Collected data
□ □ □ □ □ □ □

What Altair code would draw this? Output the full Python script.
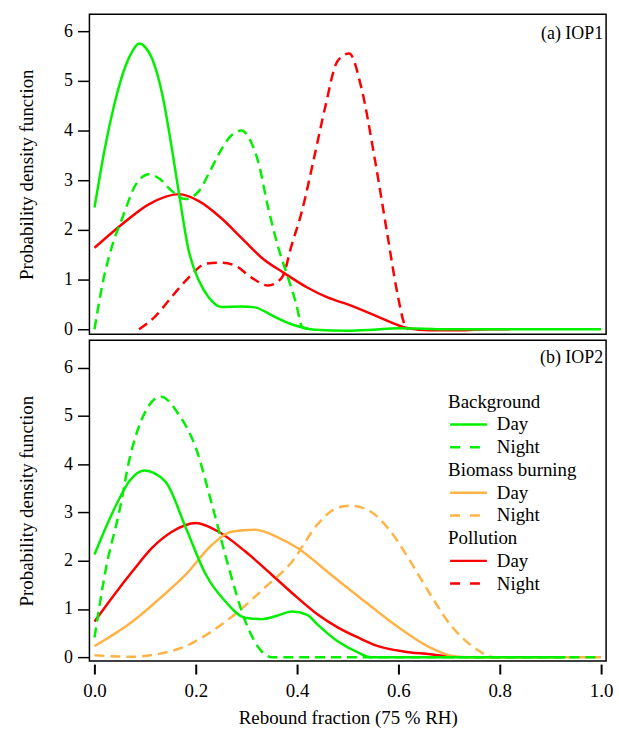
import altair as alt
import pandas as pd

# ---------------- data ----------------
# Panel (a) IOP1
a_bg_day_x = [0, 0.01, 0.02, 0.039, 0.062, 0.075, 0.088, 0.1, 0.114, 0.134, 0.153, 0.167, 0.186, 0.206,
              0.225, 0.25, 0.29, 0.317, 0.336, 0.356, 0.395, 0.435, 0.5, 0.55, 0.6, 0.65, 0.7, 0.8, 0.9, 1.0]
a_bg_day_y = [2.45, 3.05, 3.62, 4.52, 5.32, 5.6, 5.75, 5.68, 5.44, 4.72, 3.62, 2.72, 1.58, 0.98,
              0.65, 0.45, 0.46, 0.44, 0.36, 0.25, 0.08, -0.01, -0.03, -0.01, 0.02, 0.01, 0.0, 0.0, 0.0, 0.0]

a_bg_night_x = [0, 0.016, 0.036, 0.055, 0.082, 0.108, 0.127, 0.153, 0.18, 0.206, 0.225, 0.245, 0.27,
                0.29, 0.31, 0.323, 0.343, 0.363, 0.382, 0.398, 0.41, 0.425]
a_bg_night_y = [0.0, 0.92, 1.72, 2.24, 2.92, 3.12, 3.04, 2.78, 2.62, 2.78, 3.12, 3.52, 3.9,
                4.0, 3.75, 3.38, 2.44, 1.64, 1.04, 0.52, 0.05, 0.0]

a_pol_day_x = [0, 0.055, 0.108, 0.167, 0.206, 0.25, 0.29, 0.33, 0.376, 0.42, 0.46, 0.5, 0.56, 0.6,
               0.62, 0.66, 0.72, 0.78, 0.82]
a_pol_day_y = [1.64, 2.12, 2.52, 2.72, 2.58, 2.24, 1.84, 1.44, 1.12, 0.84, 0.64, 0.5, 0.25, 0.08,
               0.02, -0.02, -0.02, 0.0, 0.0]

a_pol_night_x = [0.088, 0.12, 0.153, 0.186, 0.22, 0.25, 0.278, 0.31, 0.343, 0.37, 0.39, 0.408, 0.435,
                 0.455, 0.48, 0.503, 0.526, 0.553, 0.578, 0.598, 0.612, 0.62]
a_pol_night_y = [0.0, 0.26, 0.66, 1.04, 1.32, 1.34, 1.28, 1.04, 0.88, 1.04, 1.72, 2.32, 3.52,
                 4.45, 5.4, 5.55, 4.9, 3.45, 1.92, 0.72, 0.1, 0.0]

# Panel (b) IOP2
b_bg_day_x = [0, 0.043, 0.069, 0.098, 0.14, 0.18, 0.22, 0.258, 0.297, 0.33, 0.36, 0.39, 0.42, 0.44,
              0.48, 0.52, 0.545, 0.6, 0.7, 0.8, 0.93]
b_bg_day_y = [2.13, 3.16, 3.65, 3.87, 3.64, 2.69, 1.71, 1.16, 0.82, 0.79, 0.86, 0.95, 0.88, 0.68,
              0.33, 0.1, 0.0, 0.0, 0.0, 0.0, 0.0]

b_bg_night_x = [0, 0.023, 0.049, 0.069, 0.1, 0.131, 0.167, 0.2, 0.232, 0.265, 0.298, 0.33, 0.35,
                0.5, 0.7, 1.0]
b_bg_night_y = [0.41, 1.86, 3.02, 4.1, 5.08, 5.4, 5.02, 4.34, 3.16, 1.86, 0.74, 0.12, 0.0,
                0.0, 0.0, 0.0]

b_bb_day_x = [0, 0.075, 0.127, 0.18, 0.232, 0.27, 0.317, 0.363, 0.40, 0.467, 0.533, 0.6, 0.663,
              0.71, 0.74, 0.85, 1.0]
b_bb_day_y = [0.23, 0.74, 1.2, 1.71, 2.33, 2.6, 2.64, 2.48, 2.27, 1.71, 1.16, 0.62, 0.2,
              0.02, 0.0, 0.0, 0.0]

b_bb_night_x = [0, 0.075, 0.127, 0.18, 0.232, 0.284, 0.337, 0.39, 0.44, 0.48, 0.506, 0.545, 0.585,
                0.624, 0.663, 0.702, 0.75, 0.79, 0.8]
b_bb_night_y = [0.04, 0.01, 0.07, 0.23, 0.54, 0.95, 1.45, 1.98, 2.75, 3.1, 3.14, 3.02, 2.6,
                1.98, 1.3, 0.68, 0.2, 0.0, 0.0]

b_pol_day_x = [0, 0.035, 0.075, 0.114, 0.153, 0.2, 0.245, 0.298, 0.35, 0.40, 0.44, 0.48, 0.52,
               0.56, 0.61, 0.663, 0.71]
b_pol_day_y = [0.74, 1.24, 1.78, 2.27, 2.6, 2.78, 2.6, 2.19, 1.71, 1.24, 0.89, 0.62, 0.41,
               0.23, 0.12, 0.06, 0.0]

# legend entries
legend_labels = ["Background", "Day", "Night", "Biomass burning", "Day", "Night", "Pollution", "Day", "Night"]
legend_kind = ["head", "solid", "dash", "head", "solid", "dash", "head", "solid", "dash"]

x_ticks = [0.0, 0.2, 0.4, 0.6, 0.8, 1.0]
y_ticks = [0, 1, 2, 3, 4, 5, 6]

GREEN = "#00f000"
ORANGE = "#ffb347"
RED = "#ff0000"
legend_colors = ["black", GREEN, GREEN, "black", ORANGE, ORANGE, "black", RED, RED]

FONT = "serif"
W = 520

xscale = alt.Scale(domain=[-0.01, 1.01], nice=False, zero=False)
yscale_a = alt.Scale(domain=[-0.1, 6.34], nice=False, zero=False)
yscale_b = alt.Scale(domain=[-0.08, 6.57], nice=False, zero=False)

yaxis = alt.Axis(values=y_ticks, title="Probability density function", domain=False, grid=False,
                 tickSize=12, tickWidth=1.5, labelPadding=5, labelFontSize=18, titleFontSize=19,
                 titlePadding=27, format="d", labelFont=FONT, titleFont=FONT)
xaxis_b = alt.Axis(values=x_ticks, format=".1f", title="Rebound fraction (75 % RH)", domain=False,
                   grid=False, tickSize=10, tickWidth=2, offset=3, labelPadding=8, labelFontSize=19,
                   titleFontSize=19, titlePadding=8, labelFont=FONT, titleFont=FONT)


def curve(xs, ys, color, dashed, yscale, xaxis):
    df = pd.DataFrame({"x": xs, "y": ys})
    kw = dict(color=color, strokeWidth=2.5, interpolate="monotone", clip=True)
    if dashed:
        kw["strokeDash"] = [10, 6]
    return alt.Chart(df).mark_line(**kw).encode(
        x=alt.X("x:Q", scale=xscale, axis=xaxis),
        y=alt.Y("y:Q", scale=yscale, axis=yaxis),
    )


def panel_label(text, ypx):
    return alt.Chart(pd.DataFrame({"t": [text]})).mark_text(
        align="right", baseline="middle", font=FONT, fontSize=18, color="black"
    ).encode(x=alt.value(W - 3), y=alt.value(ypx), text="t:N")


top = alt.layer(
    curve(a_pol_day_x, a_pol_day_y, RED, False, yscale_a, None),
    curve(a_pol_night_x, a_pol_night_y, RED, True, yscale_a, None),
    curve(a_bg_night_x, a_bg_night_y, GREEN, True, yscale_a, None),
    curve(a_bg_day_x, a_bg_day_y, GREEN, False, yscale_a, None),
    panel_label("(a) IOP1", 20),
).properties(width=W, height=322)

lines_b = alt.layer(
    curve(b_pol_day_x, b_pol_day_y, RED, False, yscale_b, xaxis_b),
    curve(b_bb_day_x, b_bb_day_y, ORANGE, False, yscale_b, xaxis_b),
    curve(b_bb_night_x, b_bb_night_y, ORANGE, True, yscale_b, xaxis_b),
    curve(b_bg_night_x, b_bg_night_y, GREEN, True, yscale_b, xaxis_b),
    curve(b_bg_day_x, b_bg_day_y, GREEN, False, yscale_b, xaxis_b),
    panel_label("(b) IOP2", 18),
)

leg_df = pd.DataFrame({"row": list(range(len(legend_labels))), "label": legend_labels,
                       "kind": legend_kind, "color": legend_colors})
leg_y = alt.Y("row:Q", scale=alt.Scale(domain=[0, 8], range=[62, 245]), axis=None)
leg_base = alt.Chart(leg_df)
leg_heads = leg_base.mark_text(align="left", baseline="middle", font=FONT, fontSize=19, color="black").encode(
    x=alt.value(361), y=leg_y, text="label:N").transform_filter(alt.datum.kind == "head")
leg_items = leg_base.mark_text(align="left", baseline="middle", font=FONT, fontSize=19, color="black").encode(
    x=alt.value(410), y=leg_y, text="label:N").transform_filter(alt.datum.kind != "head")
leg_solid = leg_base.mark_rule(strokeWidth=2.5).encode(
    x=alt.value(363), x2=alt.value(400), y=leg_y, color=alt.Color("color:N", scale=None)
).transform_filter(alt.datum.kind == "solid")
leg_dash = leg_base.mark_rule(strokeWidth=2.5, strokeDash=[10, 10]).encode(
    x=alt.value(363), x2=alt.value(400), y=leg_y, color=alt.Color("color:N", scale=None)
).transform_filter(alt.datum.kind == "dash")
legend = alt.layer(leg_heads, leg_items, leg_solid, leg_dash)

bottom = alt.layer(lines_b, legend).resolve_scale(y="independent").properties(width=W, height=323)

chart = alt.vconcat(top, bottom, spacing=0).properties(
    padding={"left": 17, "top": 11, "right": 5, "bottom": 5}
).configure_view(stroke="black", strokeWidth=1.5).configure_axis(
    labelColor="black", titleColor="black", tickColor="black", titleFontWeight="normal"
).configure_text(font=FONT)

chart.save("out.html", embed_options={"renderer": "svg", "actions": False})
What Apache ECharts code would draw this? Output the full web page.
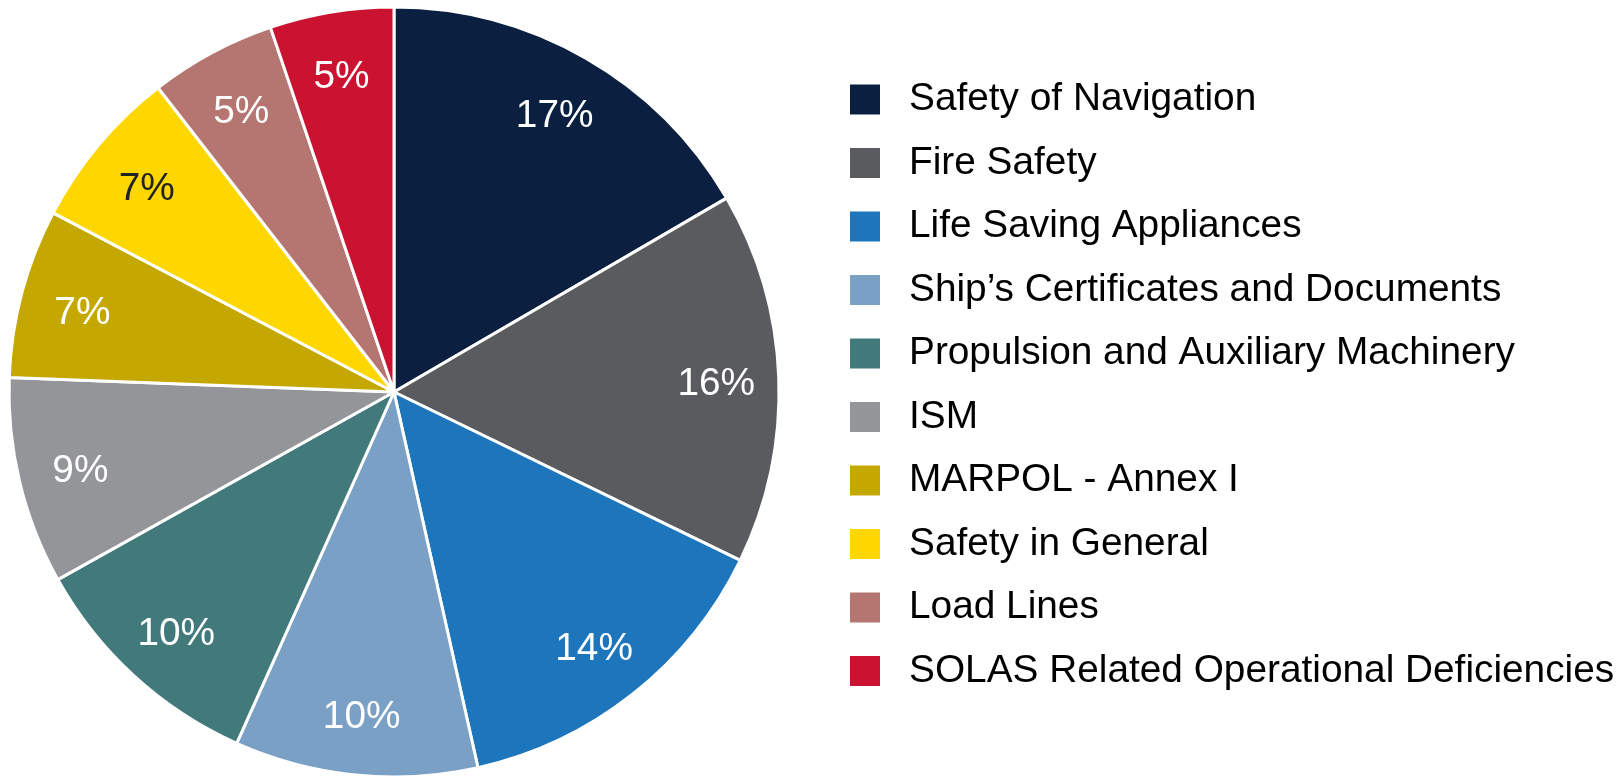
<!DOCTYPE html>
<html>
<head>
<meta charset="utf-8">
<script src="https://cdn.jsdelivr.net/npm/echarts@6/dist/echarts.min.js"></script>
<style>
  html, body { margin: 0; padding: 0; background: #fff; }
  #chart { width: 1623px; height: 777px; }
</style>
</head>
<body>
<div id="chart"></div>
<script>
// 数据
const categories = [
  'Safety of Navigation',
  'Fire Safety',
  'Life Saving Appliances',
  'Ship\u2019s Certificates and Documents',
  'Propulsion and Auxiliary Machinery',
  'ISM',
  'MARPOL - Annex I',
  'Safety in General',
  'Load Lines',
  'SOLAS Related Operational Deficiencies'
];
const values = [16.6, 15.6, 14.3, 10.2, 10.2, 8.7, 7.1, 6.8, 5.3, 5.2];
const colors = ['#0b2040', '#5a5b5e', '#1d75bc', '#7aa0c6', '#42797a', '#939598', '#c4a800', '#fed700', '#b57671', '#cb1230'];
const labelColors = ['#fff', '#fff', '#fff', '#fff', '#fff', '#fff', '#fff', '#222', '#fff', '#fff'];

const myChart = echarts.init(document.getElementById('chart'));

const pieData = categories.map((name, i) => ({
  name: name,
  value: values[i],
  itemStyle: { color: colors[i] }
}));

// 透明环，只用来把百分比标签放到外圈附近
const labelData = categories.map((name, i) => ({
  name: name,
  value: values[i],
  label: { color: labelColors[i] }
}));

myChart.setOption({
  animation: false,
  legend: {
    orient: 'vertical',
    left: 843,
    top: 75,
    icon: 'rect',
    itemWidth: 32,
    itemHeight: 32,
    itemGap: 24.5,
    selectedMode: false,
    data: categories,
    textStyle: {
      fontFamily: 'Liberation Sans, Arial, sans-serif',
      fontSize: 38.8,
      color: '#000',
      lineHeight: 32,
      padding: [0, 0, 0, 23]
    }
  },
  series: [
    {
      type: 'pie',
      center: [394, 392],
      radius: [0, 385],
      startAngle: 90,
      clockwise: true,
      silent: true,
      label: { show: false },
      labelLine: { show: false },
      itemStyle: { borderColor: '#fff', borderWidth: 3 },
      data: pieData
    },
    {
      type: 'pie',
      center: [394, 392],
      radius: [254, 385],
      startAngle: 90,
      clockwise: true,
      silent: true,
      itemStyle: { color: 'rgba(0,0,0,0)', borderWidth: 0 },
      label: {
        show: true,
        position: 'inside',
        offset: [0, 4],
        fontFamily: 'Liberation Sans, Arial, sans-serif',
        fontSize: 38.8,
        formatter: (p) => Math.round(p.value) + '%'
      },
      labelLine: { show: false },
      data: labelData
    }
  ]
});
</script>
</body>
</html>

□ □ □ □ □ □ □

Filter for "draw". Return all lines that hold it.

**TASK SOLUTION**
What Altair code would draw this? Output the full Python script.
What Apache ECharts code would draw this? Output the full web page.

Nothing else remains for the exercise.